La maison de Pétrarque à Arquà, petit village lové dans les collines euganéennes près de Padoue, ressemble à une retraite de sage un peu mélancolique — et c’est exactement ce qu’elle fut. L’écrivain s’y installa vers la fin de sa vie, cherchant la paix après tant de voyages, entre les vignes, les cyprès et le murmure des fontaines. La demeure, sobre et lumineuse, garde encore son charme rustique : plafonds en bois, escaliers étroits, fenêtres ouvertes sur un paysage qui semble fait pour la méditation. Les fresques du XVe siècle qui ornent les murs racontent la légende du poète : on y voit Pétrarque lisant, rêvant, ou recevant la visite de Laure, devenue figure céleste. Dans une pièce sombre repose son fauteuil, presque une relique, et un encrier qui semble attendre le retour du maître. C’est là, en 1374, qu’il s’éteignit, entouré de ses livres — dans cette maison qui, aujourd’hui encore, semble respirer le silence attentif de la poésie.

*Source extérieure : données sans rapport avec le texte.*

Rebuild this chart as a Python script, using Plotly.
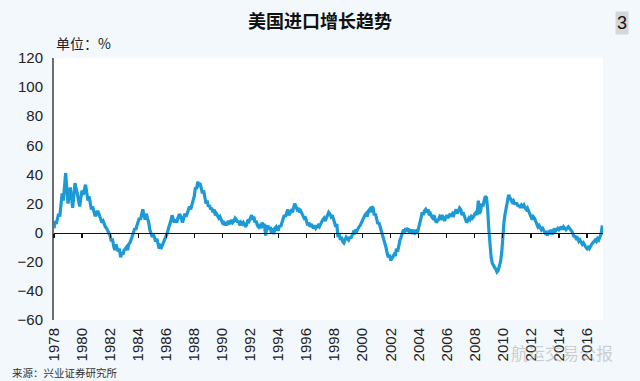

Une fresque représentant le poète italien

Ce jeudi 30 octobre au matin, la pluie tombait sans relâche sur Arquà, et le brouillard noyait les collines — comme si le paysage voulait lui aussi parler le langage de Pétrarque. La maison, qui n’a rien d’un palais mais est déjà une belle demeure sur deux niveaux, semblait attendre le visiteur dans une paix ancienne, un calme automnal. Sous cette lumière grise, les fresques prenaient une douceur mélancolique, les pièces sentaient la pierre humide et le bois ancien. On imagine sans mal le poète marchant ici, entre deux phrases, ou levant les yeux vers ces collines à moitié effacées dans le brouillard. La visite, sous ce ciel d’automne, un jour de peu d’affluence, avait quelque chose d’intime, presque confidentiel : on entrait moins dans un musée que dans les pas d’un grand homme. En ressortant, j’ai eu le sentiment que cette pluie sur Arquà prolongeait la musique du Canzoniere — celle d’un amour, d’une voix, et d’un silence qui continuent, malgré tout, de ne pas se taire.